Lots of people are hard on themselves. Some people are very hard on themselves.
However hard you are on yourself it is not fun.
Being shouted at on the inside of your head by a Sergeant Major who is telling you how useless you are can be very stressful.
Very few people enjoy the treatment, but when they are invited to accept themselves and let go of the inner critic they suddenly find themselves reluctant to part with it.
They might say that if they didn’t have their inner critic goading them on they would lose their motivation and just become couch potatoes. Although they don’t like the inner critic they need it to keep them moving forward.
But is this true?
Do people lose their motivation when they retrain or retire their inner critic?
Have you been with a baby when they are learning to walk?
Babies are indefatigable. Once they have it in their minds that they are ready to learn to walk they really go for it. With huge concentration and effort, they get up, stagger a few steps, fall down, get up again, stagger a few more steps, fall down again (have a cry), get up and take some more steps. That’s a lot of work, a lot of disappointment and failure at the beginning until they enjoy more and more success.
If you are helping a child to learn to walk, do you shout at them when they fall down, tell them they are doing it all wrong, that they are not good enough and will never get it right?
For the child’s sake, I hope not.
If that child had an inner critic who spoke in such harsh terms, would they find it helpful?
I doubt it. It’s hard to learn when your paralysed by fear and condemnation. Fortunately at this stage children haven’t yet learned to criticise themselves.
Most people help a child to walk by being encouraging, kind, and supportive, acknowledging each setback and praising each success.
If that child had an inner mentor who treated them like that, would they find it helpful?
I think so. Acceptance and encouragement make the world a safe environment to learn in.

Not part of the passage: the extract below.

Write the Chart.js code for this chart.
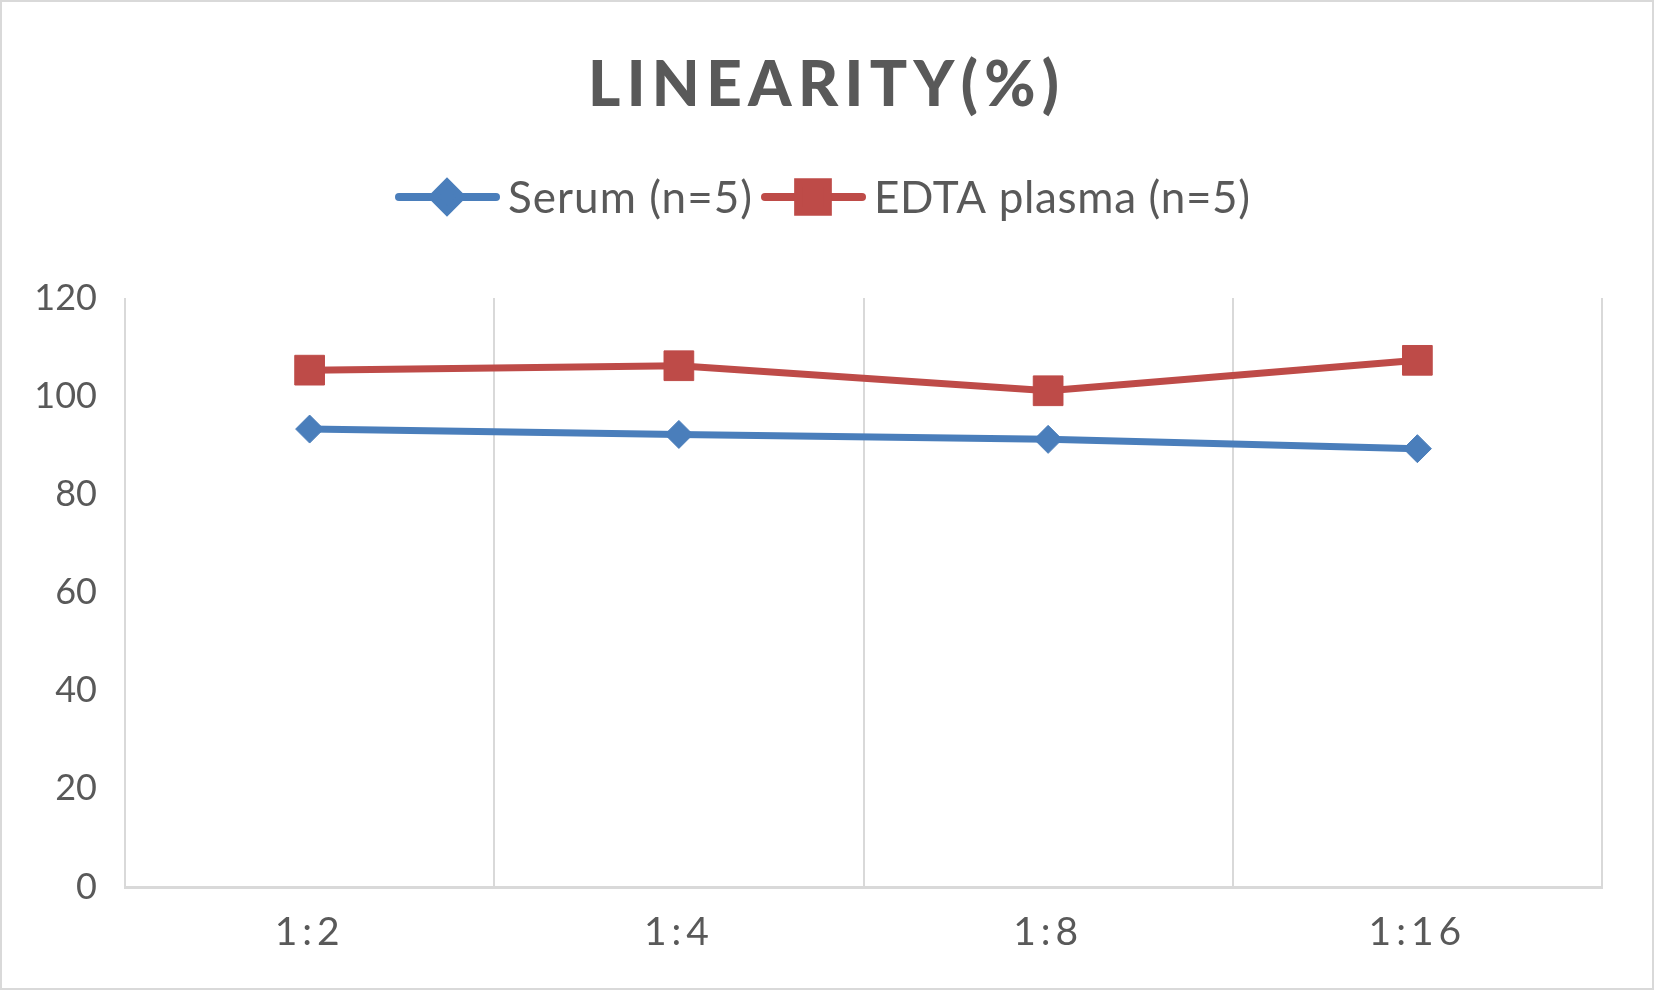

You were once a baby learning to walk; fast forward 10, 20, 30 years or more.
Now your inner critic tells you that if they don’t threaten and criticise you then you wont do anything, learn anything or make any progress.
In who’s interest is the idea that the inner critic is the only one who can keep you moving forward?
Not sure? Here’s another clue: who is telling you that you can’t succeed without them?
That’s right, they are!
But your inner critic is wrong.
In lots of research the differences between people who accept themselves and people with punitive self-criticism, the self-acceptant people are more resilient, motivated, more likely to persist with a task and less prone to procrastination. (Is your inner critic getting nervous reading this?)
It may that your inner critic is doing the best it can for you and it has an important job of motivating you, or keeping you safe, but the way that it is doing it is at a very high cost to your emotional and physical well-being. All those stress hormones it floods your system with are not helping you.
You might like to entertain the possibility that there is life after an inner critic is retrained or retired and that you can motivate yourself quite well without being beaten up.
If the inner critic starts telling you all the reasons why that would never work, just remember who’s speaking.
The ability of a child to persevere and learn is still present within you and all of us and it doesn’t need being shouted at to work.